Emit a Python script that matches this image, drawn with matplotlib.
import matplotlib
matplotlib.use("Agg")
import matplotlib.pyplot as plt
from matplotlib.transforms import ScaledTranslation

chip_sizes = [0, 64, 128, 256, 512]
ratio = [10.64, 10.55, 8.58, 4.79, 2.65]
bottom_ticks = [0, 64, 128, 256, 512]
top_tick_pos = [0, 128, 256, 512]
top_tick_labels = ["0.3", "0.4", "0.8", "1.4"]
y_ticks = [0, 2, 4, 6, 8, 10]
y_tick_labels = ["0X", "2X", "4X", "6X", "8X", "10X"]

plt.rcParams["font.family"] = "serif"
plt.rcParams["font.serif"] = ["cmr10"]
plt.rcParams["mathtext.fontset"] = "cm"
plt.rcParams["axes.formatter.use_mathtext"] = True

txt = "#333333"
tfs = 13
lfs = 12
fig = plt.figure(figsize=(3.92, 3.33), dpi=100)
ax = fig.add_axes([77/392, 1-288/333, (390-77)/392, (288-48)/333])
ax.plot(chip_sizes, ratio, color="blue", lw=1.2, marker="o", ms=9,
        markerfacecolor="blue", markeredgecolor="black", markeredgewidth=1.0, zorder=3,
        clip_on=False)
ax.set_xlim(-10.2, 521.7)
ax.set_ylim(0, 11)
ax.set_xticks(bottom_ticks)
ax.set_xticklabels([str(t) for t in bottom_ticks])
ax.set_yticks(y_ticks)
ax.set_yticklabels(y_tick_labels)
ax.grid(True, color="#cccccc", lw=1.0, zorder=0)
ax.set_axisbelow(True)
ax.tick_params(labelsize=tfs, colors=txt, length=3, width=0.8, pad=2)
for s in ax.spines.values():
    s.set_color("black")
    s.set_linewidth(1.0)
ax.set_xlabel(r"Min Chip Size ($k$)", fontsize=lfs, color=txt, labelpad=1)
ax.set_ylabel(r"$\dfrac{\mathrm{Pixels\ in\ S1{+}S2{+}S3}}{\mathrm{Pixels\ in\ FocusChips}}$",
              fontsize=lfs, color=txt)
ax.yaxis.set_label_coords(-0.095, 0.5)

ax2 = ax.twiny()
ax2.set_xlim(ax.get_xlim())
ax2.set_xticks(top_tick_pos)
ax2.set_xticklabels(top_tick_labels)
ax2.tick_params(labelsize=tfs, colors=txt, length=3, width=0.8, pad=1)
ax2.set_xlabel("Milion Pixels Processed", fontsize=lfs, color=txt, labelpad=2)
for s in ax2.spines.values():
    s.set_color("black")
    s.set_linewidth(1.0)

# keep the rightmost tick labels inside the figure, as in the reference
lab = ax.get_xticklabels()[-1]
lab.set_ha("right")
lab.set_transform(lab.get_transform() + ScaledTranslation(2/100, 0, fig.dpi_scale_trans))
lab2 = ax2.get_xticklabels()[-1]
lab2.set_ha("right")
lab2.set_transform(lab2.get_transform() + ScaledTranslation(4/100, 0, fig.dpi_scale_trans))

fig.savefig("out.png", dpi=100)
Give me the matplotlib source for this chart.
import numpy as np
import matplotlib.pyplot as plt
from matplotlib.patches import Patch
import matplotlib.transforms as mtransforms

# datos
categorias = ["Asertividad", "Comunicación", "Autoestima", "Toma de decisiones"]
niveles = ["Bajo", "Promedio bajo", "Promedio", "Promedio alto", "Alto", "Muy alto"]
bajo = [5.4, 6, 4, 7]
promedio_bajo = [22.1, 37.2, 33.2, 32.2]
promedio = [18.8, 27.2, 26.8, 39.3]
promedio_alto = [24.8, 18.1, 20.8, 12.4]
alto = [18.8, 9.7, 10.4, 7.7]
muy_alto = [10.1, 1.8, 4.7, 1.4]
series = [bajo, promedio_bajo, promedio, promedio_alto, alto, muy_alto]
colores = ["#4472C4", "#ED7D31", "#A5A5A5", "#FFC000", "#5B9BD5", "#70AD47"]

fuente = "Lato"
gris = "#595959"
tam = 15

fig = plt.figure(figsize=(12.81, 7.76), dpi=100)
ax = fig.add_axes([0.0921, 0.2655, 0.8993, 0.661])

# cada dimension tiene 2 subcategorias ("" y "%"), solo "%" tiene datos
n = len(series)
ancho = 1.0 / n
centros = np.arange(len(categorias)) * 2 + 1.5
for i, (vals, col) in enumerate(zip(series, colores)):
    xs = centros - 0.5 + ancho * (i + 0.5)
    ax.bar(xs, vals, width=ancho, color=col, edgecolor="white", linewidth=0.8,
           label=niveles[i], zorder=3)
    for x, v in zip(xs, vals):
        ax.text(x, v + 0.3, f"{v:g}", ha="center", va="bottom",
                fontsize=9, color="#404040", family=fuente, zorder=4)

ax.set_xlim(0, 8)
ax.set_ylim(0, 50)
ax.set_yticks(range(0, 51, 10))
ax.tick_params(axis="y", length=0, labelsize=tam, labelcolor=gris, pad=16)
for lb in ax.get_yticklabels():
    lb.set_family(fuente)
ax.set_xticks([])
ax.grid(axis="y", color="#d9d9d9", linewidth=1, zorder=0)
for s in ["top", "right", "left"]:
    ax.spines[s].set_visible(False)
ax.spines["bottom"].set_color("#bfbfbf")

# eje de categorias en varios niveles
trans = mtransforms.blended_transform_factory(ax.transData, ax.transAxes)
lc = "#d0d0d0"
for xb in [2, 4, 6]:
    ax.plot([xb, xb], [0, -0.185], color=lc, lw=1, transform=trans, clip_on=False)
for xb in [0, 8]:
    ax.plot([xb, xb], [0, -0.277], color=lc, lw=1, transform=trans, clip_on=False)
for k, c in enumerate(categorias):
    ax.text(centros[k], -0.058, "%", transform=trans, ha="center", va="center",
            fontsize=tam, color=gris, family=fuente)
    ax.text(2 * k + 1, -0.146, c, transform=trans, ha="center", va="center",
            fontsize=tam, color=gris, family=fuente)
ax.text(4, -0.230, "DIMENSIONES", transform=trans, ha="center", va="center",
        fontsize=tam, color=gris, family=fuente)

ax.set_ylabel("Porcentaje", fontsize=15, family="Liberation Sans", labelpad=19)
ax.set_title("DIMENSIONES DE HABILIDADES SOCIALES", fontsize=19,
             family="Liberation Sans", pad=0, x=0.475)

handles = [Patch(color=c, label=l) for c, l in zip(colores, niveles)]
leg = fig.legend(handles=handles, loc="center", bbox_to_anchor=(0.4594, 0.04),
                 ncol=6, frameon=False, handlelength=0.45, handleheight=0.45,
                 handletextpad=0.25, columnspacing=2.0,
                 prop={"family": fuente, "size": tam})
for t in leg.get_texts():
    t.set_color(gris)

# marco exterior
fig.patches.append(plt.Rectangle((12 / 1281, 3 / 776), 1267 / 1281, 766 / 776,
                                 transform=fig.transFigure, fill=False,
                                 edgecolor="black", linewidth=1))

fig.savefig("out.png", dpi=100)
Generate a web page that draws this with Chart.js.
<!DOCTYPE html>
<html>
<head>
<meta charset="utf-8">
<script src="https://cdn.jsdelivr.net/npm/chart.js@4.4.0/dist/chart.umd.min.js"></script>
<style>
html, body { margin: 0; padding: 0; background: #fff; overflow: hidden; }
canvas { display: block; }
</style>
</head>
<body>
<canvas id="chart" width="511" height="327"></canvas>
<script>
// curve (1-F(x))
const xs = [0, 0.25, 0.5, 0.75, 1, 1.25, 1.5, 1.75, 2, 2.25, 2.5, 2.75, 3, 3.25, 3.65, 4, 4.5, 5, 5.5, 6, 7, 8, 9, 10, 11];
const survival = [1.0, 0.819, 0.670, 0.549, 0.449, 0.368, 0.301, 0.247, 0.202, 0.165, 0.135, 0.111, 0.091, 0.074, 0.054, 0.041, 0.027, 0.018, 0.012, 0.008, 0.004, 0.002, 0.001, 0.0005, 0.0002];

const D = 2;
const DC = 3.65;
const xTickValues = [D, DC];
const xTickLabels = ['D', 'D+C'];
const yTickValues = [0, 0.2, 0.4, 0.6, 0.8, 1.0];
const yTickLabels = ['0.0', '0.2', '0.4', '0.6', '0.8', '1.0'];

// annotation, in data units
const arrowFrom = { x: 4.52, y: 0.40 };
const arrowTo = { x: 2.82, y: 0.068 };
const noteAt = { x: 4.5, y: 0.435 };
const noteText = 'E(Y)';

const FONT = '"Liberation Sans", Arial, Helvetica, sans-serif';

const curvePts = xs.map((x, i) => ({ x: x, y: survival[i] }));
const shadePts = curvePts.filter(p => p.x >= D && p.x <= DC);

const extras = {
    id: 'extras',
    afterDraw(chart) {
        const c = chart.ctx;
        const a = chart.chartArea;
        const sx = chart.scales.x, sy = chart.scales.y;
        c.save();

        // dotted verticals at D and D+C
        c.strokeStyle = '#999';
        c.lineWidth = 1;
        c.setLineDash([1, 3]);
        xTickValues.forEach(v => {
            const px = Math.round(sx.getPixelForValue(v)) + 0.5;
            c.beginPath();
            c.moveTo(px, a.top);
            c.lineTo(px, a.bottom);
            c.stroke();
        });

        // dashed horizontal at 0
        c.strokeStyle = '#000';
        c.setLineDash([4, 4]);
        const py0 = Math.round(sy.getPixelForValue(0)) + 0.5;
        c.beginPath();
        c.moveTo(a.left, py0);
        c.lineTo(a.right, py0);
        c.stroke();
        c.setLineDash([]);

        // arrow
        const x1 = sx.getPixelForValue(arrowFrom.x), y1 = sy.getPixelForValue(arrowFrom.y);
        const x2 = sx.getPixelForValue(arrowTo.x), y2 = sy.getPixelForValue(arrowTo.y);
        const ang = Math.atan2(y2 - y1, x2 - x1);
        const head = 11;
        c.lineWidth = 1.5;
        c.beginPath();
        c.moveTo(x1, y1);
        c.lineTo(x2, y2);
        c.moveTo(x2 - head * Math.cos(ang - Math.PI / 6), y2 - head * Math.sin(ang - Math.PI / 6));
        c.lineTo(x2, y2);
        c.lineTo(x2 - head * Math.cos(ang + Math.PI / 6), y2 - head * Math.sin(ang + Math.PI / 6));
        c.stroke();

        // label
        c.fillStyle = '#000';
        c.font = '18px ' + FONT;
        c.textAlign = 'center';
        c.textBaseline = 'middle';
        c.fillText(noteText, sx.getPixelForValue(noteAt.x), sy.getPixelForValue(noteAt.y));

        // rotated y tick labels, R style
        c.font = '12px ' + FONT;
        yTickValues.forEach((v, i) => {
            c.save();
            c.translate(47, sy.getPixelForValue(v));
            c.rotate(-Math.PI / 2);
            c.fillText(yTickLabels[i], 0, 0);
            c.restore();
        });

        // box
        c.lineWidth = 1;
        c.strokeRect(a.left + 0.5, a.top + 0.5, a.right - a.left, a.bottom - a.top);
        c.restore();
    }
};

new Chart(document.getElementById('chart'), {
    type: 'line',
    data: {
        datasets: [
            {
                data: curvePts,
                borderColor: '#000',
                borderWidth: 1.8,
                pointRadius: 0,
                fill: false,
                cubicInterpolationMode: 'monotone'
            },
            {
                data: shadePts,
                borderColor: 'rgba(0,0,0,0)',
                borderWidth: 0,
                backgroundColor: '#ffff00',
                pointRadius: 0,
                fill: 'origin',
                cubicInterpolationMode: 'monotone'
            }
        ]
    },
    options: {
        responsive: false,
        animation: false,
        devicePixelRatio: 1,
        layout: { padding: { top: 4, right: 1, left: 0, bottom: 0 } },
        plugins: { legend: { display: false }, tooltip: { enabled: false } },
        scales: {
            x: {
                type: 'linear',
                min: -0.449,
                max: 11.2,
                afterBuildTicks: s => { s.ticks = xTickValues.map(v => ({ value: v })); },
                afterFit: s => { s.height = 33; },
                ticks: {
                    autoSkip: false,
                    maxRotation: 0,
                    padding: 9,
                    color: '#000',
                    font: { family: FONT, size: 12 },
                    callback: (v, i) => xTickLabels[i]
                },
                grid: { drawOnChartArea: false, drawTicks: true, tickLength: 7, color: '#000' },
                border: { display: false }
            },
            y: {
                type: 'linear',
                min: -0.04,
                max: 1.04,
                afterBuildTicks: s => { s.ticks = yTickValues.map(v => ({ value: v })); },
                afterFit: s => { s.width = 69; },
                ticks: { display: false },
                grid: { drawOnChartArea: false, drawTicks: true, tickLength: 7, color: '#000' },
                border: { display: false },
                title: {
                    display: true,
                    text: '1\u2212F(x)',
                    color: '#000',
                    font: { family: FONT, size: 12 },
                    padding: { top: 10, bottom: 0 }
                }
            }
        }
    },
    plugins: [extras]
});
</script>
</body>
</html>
::::
_Instructions for the task_
Extract exactly and only the span of lines that begins at the line containing "Generate a web" and ends at the line containing "const yTickLabels = ['0.0', '0.2', '0.4', '0.6', '0.8', '1.0'];".

_Exercise result_
Generate a web page that draws this with Chart.js.
<!DOCTYPE html>
<html>
<head>
<meta charset="utf-8">
<script src="https://cdn.jsdelivr.net/npm/chart.js@4.4.0/dist/chart.umd.min.js"></script>
<style>
html, body { margin: 0; padding: 0; background: #fff; overflow: hidden; }
canvas { display: block; }
</style>
</head>
<body>
<canvas id="chart" width="511" height="327"></canvas>
<script>
// curve (1-F(x))
const xs = [0, 0.25, 0.5, 0.75, 1, 1.25, 1.5, 1.75, 2, 2.25, 2.5, 2.75, 3, 3.25, 3.65, 4, 4.5, 5, 5.5, 6, 7, 8, 9, 10, 11];
const survival = [1.0, 0.819, 0.670, 0.549, 0.449, 0.368, 0.301, 0.247, 0.202, 0.165, 0.135, 0.111, 0.091, 0.074, 0.054, 0.041, 0.027, 0.018, 0.012, 0.008, 0.004, 0.002, 0.001, 0.0005, 0.0002];

const D = 2;
const DC = 3.65;
const xTickValues = [D, DC];
const xTickLabels = ['D', 'D+C'];
const yTickValues = [0, 0.2, 0.4, 0.6, 0.8, 1.0];
const yTickLabels = ['0.0', '0.2', '0.4', '0.6', '0.8', '1.0'];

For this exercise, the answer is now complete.